3.5 Comparison of those in and those not in the program at the Midpoint
The following section considers . factors that differentiate between those in the program at the Midpoint (Continuers) and those no longer in the program (Leavers). As we do not know whether they decided initially to enroll in a longer program or chose to continue, no causal reasoning should be attempted. In other words. we cannot say that a factor (e.g. time since last attending school) was a reason for them choosing a "longer" program.
Age, gender and marital status
Leavers were significantly younger (p=0.0001) (mean age = 24.9 ± 0.322 years) than Continuers (mean age,= 28.4 ± 0.34 years).

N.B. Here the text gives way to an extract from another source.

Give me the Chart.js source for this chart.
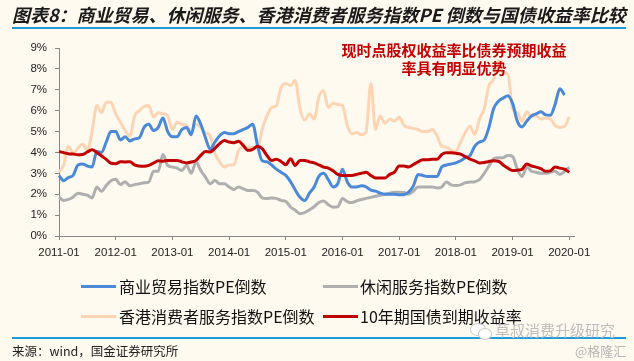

Female students were as likely as male students to continue. There was no evidence to suggest that single students were more likely to leave. However, those that were married or in common-law relationships were more likely to continue; six in ten (60. 1%) did. Similarly, those that were widowed or separated were more likely to continue; nearly seven in ten (68.6%) did.
Nearly two-thirds (64.8%) of those with dependents continued, while those without dependents were equally split between the Continuers and Leavers. The likelihood of continuing increased with the number of dependents.
3.5.2 Previous activities (Pre ABE/College Prep)
The chance of continuing increased steadily (p=0.00001) with the time since last attending school; with a person 21 or more years away from school being twice as likely to continue (81.5% did) as opposed to a person at school within the last year (46. 1% did).
Those who were last enrolled in more basic programs were more likely to continue. with over eight in ten (84.0%) with Elementary education continuing, in comparison to about half (54.1%) with College education. Those with "Other" education were in the middle at 60.4%.
There was some evidence (p=0.003) that those who did not enjoy their last experience at school were more likely to opt for the longer programs, with over six in ten (61.3%) choosing to do so as opposed to only one half (53.6%), who enjoyed their last experience.
Previous enrolment in ABE/College Prep programs had no bearing on whether they chose to continue or leave.
What activities in the twelve months prior to enrolment were associated with students continuing? The highest "continuation rates" were among parttime students (72.0% continued), persons unemployed but looking for work (72.0% continued) and those with full-time household responsibilities (72.4% continued). Those citing "other" as an activity were also more likely to continue (60.0% did), while those that were doing fulltime study and had part-time employment were less likely to continue (41.4% did). All other prior activities appeared to have no association with continuing/leaving.
3.5.3 Program Information
Program level and intensity
There was an obvious (p=0.00001) trend to continue if the programs chosen were of a more basic nature. For instance, nearly three-quarters (73.8%) of those enrolled in Fundamental programs continuedwhereas less than half (45.3%) of those enrolled in Provincial level education continued.
Students were more likely to continue in proportion to hours per week. For instance, less than one half (46.4%) of those attending one to four hours per week continued, while approximately two-thirds (68.9%) of those attending 20 hours or more continued.
2 The associated error is the standard error of the mean, as opposed to the standard deviation.